Grabe, S. (2016). Transnational feminism in psychology: Moving beyond difference to investigate processes of power at the intersection of the global and local. In T.-A. Roberts, N. Curtin, L. E. Duncan, & L. M. Cortina (Eds.), Feminist perspectives on building a better psychological science of gender (pp. 295–318). Springer International Publishing/Springer Nature. https://doi.org/10.1007/978-3-319-32141-7_17

Abstract

Although problems related to patriarchy have long concerned women and feminists throughout the world, transnational feminism, in particular, arose during the 1980s out of the interplay between global and local practices influenced by neoliberalism that were denying women’s rights, permitting exploitation, and reproducing subjugation. It is now well documented that the neoliberal shifts characterizing the 1980s and 1990s—free trade agreements, structural adjustment of social welfare policies, increased international activity by multinational corporations, and the deregulation of markets— exacerbated already existing gendered power imbalances, increasing women’s risk for human rights violations.

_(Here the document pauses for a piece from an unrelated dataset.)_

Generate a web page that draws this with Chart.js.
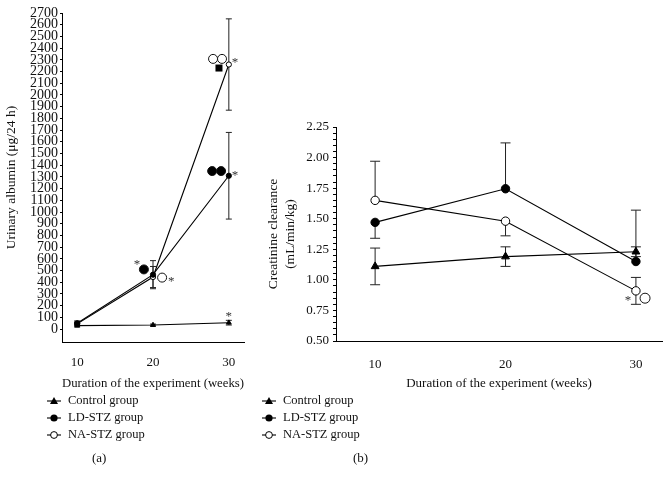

The political mobilization and feminist activity that emerged in response to these neoliberal shifts reflected diverse modes of resistance, operating from different strategic spaces within society that reflected movement across national borders to address the range of women’s growing concerns. The mobilization and collective identity behind transnational feminism, therefore, is not rooted in the notion that women have universal experiences; rather it is rooted in a shared criticism of and resistance to how neoliberal economic policies and governments create structural conditions that limit women’s rights in their respective locations.